- _Work to complete_
Work through the data below and give the number of lines holding "React", nothing more.

-- START OF Raw data --

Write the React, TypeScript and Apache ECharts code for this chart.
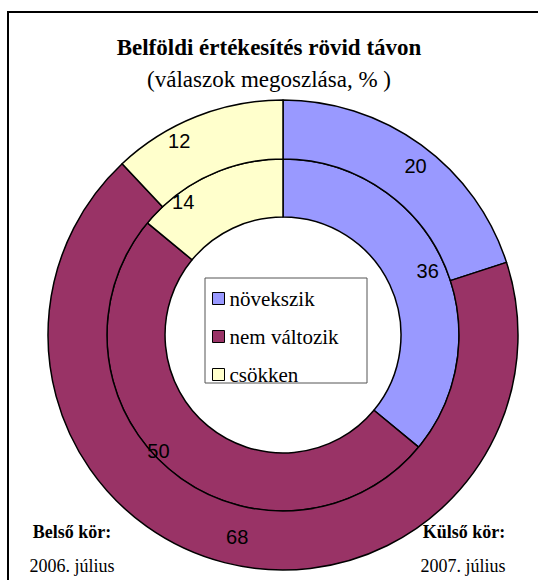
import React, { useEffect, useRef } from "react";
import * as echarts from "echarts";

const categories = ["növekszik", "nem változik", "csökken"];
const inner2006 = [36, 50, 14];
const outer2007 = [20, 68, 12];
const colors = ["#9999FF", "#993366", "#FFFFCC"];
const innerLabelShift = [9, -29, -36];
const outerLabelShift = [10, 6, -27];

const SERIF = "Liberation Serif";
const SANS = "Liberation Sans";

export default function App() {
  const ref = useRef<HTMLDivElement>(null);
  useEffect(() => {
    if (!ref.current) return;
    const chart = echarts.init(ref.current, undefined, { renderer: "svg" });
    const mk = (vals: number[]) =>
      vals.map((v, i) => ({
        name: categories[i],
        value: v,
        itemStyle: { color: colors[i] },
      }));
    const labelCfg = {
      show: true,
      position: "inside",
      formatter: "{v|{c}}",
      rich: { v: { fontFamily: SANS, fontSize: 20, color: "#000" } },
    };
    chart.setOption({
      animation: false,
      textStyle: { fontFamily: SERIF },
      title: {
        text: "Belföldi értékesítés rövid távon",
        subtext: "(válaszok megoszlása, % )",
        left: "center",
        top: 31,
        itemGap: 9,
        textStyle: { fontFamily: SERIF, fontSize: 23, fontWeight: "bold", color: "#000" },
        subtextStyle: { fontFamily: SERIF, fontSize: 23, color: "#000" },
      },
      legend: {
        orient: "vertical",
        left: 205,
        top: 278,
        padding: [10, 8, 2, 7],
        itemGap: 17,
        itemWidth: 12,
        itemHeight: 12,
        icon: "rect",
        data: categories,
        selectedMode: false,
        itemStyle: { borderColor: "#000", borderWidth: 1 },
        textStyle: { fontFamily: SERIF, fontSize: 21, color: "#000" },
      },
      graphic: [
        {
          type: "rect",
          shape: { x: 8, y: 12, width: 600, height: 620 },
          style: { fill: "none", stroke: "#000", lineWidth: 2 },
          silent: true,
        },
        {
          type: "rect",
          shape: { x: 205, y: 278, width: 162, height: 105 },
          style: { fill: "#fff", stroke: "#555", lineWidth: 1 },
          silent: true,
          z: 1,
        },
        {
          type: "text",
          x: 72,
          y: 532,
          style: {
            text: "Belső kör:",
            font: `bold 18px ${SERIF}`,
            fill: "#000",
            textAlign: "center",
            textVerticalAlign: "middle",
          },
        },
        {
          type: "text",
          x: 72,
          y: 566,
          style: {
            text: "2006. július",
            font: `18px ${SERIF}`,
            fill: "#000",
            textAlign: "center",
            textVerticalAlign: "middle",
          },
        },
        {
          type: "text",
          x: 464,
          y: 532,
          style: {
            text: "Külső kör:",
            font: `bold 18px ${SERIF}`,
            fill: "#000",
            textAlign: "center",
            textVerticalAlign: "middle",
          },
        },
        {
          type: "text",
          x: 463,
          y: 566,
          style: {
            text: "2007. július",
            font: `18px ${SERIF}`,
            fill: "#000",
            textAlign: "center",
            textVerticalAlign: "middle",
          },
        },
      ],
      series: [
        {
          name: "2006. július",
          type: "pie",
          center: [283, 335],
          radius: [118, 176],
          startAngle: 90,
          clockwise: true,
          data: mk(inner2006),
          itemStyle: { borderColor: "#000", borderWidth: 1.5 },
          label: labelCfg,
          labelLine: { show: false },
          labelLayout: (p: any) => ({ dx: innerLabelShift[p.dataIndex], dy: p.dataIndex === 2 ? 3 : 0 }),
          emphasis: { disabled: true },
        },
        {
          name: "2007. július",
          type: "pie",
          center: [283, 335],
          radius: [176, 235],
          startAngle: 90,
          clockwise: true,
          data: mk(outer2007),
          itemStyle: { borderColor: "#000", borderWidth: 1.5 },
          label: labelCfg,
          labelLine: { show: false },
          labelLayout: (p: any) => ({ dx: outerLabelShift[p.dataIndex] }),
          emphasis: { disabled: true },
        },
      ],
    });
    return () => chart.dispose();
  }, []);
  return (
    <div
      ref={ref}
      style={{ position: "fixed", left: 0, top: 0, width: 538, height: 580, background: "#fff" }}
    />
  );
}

-- END OF Raw data --

- _Response for this exercise_
2